U.S. Agricultural Policy Works Both Ways
Brachs, the candy manufacturer, officially left Chicago yesterday. 3,500 jobs were lost to Tennessee and Argentina where land, labor, and utilities are cheaper. Candy is still a major industry in Chicago. Local manufacturing employees 10,000 people and has revenues of $3.5 billion annually. Unfortunately, with the loss of Brachs, experts expect the losses to increase.
Brachs was a union shop. Employees averaged $15 per hour. Union leaders are blaming the loss on free trade, a common target for those trying to protect artificially inflated wages.

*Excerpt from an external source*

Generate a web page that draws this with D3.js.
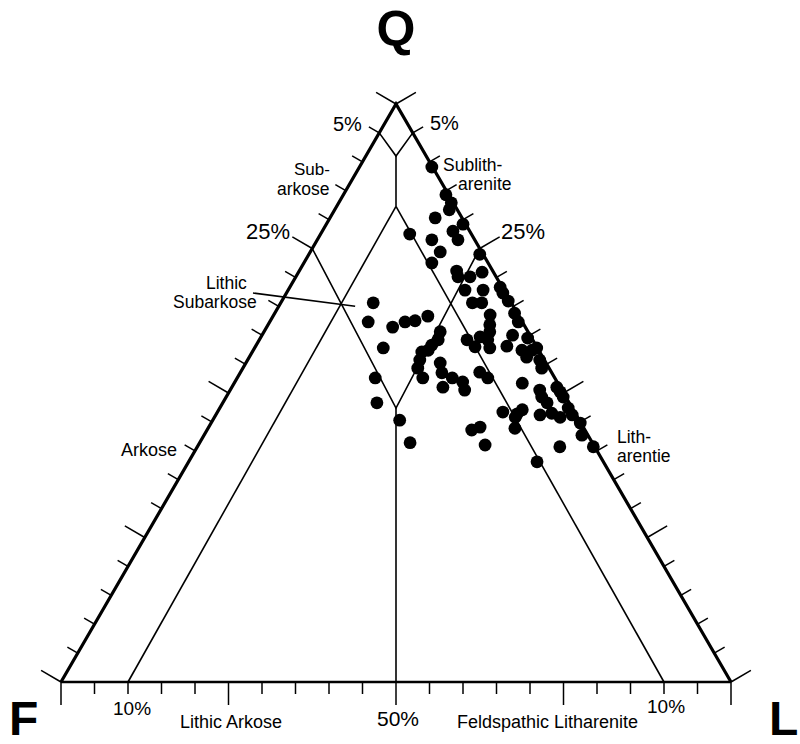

However, free trade is not to blame for the job loss. U.S. Agricultural policy is. While the U.S. is trying to promote free trade, in the candy world, free trade doesn’t exist. Because of sugar tariffs, U.S. candy manufacturers pay Three Times as much for sugar as foreign competitors. The result has been the manufacturing loss of over 20 million pounds of candy to foreign competition.
During the latest round of WTO talks, several African nations complained and protested that U.S. agricultural subsidies where not allowing their farmers to fairly compete. The sugar tariffs acts as a subsidy to domestic sugar sources, such as beets, causing sugar cane imports to be too costly. Just as African farmers are being crushed by U.S. protectionism in some agricultural fields, so are U.S. candy manufacturers when it comes to sugar.
We need to reexamine our agricultural policies. Free Trade is meant to be Free.